Monday, August 31, 2015

1) National TNI, Komnas HAM run separate probes into Mimika shooting

2) Pacific church leader condemns West Papua killings
1) National TNI, Komnas HAM run separate  probes into Mimika shooting 
Conducting its own investigation into a recent shooting in Koperapoka, Mimika regency, Papua, that claimed the lives of two civilians, the Indonesian Military (TNI) has promised to serve justice to any soldiers proven to have been involved in the incident.

While still questioning three soldiers who were arrested in connection with the incident, Army spokesperson Brig. Gen. Wuryanto said on Sunday that the Timika Military Police were also gathering statements by witnesses, including from locals, who might know how the shooting occurred.

“We cannot make any conclusions yet because it is an ongoing process. Our team is digging for information that will lead us to the complete story of how the incident happened,” Wuryanto told The Jakarta Post.

“But we will ensure that Military Court law will be strictly imposed on any soldier proven guilty,” he added.

The incident occurred in the early hours of Aug. 27 and claimed the lives of 23-year-old Imanuel Mailmaur and 23-year-old Yulianus Okoare. Two other locals were injured in the incident — 24-year old Marthinus Apokapo, who suffered a gunshot wound to the abdomen, and 25-year old Martinus Imapula, who was shot in the leg.

The District Military Command (Kodim) 1710/Timika arrested two soldiers following the shooting — First Sgt. Arshar and Chief Sgt. Makher, who were reportedly drunk when they allegedly shot the men.

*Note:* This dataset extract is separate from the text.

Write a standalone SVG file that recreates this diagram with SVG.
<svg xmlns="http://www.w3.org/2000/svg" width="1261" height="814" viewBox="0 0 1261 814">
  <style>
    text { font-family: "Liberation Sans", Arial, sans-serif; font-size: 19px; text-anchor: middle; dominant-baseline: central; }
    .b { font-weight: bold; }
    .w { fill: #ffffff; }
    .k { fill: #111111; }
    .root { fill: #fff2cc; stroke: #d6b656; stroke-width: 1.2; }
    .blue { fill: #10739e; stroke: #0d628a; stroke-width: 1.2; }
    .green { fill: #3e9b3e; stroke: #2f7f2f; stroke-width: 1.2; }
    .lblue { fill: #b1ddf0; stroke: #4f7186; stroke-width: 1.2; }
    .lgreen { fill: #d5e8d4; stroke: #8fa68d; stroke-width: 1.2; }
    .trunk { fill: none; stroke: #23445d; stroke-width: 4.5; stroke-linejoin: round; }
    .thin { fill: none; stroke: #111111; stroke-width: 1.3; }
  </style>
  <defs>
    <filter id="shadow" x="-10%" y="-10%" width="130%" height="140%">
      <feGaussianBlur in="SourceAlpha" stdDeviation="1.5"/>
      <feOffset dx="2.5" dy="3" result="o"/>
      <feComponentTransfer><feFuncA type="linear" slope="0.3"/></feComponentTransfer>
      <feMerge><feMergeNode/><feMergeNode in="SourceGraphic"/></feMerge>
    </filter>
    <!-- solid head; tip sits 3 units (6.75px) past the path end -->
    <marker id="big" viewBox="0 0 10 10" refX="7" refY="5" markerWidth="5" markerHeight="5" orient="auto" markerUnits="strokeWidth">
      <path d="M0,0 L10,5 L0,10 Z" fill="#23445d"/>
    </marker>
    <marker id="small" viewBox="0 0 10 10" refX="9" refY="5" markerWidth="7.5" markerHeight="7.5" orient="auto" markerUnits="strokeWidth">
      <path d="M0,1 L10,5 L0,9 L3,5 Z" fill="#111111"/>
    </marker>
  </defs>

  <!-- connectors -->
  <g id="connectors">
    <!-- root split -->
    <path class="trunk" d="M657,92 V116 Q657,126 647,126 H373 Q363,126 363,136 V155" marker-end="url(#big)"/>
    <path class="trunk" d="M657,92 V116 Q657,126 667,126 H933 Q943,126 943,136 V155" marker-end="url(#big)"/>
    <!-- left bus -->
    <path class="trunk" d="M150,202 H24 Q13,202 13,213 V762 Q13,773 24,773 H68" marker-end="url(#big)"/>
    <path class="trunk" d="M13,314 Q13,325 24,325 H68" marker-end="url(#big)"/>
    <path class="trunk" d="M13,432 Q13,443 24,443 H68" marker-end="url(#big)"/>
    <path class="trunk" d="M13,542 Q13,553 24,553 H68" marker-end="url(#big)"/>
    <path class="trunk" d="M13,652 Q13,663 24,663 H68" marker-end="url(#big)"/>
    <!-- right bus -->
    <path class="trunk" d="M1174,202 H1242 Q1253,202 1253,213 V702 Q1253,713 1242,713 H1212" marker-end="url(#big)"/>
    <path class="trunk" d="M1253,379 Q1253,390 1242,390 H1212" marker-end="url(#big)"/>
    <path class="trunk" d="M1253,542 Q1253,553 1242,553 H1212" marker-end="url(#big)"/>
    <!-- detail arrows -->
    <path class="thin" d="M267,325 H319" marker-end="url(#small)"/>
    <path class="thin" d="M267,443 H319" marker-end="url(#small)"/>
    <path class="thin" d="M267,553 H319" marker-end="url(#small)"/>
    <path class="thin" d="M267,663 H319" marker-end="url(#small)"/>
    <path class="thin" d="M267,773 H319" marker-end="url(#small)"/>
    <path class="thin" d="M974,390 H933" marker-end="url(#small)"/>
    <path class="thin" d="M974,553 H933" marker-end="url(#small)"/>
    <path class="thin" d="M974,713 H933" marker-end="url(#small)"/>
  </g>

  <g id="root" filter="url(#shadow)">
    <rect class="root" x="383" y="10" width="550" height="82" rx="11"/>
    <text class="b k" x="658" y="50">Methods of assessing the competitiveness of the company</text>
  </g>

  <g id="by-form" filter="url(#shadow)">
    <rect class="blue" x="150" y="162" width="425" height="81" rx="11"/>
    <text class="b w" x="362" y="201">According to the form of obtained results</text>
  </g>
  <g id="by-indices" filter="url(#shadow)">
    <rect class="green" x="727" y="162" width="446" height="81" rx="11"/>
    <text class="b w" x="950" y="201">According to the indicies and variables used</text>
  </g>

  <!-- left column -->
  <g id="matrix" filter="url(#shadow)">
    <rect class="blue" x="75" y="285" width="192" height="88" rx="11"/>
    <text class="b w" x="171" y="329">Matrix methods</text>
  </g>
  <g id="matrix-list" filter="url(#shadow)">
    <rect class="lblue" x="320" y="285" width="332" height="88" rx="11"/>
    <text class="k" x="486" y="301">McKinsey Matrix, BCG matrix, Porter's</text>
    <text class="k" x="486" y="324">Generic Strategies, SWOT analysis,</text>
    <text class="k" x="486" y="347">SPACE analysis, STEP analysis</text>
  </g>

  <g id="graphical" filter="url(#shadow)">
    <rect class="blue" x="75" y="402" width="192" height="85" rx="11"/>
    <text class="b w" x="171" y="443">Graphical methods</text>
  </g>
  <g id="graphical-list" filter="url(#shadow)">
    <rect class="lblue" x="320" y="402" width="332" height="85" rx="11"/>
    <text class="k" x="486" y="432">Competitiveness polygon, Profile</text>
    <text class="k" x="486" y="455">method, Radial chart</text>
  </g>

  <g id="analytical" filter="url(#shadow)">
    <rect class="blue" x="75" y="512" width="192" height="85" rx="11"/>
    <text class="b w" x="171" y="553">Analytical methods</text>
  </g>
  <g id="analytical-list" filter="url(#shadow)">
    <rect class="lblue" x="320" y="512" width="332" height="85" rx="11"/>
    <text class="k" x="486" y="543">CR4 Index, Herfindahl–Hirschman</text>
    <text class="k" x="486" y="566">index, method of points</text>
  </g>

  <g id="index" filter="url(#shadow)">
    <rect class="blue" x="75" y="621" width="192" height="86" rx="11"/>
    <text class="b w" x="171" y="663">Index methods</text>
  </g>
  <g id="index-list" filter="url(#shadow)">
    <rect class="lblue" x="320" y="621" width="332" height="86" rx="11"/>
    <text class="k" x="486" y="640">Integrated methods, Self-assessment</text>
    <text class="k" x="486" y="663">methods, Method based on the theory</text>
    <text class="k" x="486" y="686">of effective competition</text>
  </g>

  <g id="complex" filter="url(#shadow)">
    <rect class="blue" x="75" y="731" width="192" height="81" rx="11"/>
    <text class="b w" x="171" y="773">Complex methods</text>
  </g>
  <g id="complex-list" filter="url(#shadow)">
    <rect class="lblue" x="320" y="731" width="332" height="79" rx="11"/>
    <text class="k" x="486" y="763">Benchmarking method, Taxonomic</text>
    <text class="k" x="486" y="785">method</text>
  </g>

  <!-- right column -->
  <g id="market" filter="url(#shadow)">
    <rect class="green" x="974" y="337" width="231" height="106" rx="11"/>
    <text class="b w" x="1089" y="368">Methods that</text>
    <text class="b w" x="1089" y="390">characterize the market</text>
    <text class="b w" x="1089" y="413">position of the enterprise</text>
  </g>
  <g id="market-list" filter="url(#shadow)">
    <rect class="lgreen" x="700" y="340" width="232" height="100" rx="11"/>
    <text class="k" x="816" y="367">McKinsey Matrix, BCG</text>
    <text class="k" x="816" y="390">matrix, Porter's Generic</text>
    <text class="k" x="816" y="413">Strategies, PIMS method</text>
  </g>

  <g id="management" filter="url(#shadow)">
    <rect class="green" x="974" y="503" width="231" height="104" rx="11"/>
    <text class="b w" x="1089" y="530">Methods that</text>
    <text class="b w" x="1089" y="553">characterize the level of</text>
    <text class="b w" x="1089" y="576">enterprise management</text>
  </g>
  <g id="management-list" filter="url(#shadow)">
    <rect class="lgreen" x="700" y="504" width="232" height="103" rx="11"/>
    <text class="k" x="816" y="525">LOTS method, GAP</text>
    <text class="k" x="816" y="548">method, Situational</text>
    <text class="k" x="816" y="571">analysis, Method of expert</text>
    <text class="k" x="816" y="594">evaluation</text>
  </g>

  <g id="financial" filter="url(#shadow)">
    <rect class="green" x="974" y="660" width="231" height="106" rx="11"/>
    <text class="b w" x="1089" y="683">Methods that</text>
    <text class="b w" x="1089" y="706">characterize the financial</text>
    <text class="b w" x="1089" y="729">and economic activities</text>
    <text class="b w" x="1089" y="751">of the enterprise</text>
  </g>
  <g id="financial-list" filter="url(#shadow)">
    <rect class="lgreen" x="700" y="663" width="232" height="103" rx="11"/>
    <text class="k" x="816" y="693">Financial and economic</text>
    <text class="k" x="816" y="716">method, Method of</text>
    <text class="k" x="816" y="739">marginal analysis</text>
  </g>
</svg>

Besides the two soldiers, Wuryanto said that one more soldier, identified only as Chief Pvt. G, was at the location when the shooting took place and had been detained.

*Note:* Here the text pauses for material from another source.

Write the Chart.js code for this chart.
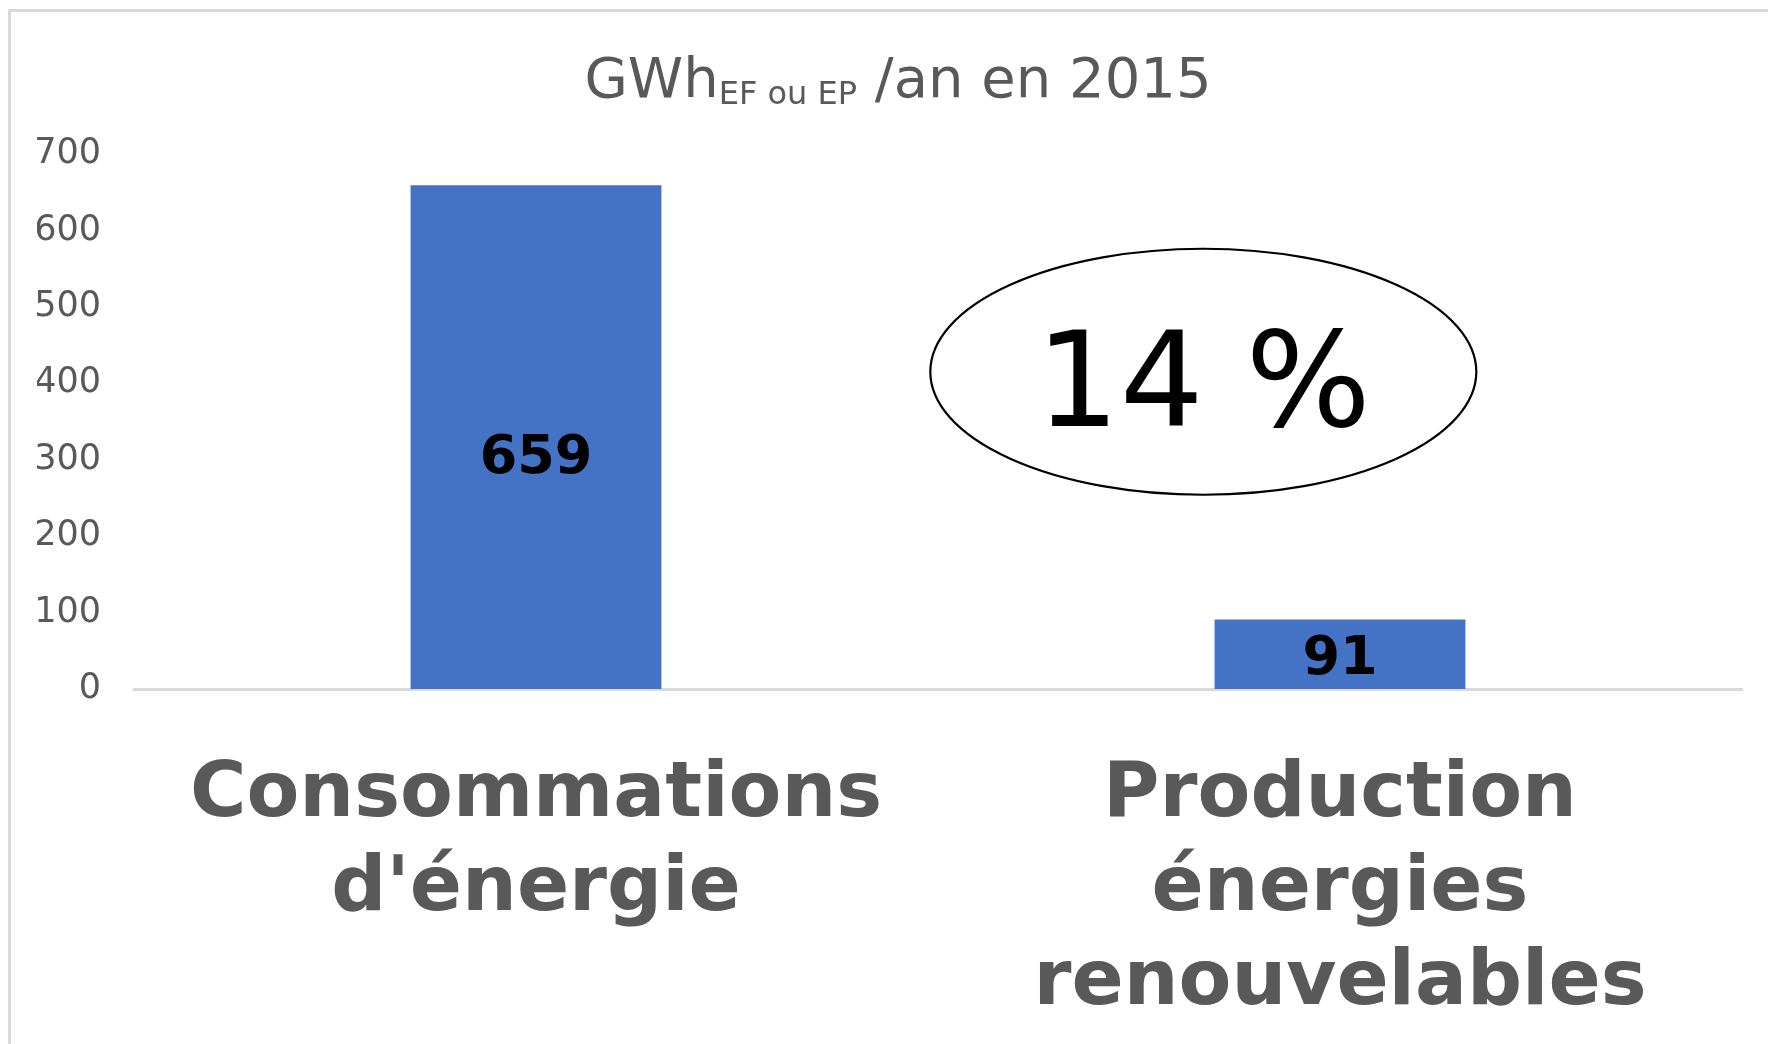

“We are still examining his involvement in the matter,” Wuryanto said. “However, regardless of the ongoing process, the Cendrawasih Military Command chief [Maj. Gen. Fransen G. Siahaan] has personally apologized to the families of the victims for the incident and ensured that the TNI will be responsible for the investigation.”

Two different versions how the shooting occurred have emerged so far.

According to the Military Command (Kodam) XVII/Cendrawasih, the soldiers shot in self-defense when a mob attempted to seize their weapons after an attack on Makher.

The other story circulating among residents claims that two men, later identified as Makher and Arshar, forced their way into a venue where a party was being held and threatened people at the party.

The National Commission on Human Rights (Komnas HAM) will also send an investigative team to clarify the stories.

Komnas HAM chief Nur Kholis said the investigative team aimed to gather evidence to get reliable information from the field as the rights body frequently came up with different findings than the government, which it publicly announces.

“Several shootings have taken place in Papua and none of them have been publicly clarified by the government,” he said. “Relevant government institutions conducting investigations into similar shootings in the past kept silent about the results without clear and transparent follow ups”.

He cited the shooting in Papua’s Paniai in December last year that claimed the lives of five locals as an example.

“The lack of transparency in investigations into several shootings in Papua has in a way encouraged more incidents to emerge. This must stop,” Nur Kholis emphasized.

2) Pacific church leader condemns West Papua killings
Updated at 4:04 pm on 31 August 2015

Pacific churches have condemned the killing of two West Papuans in a shooting involving Indonesian soldiers last week.
They have called on regional leaders to speak out against summary killings, torture and human rights abuse in the Indonesian region.
The church says reports from Timika in Mimika Regency say a group of Special Forces troops shot dead two members of the Catholic Youth Group at the Cathedral Parish of the Three Kings in Timika.
At the time the Kamoro people were performing traditional rituals.
The Council says the soldiers, who were refused entry to the area, went to their barracks, returned with weapons and fired on the group.
The General Secretary of the Pacific Council of Churches, Rev Francois Pihaatae, says the killings were uncalled for and an indication of Indonesia's contempt.
He says Pacific leaders have a duty to speak out, especially those who have invited Indonesia into the Melanesian Spearhead Group.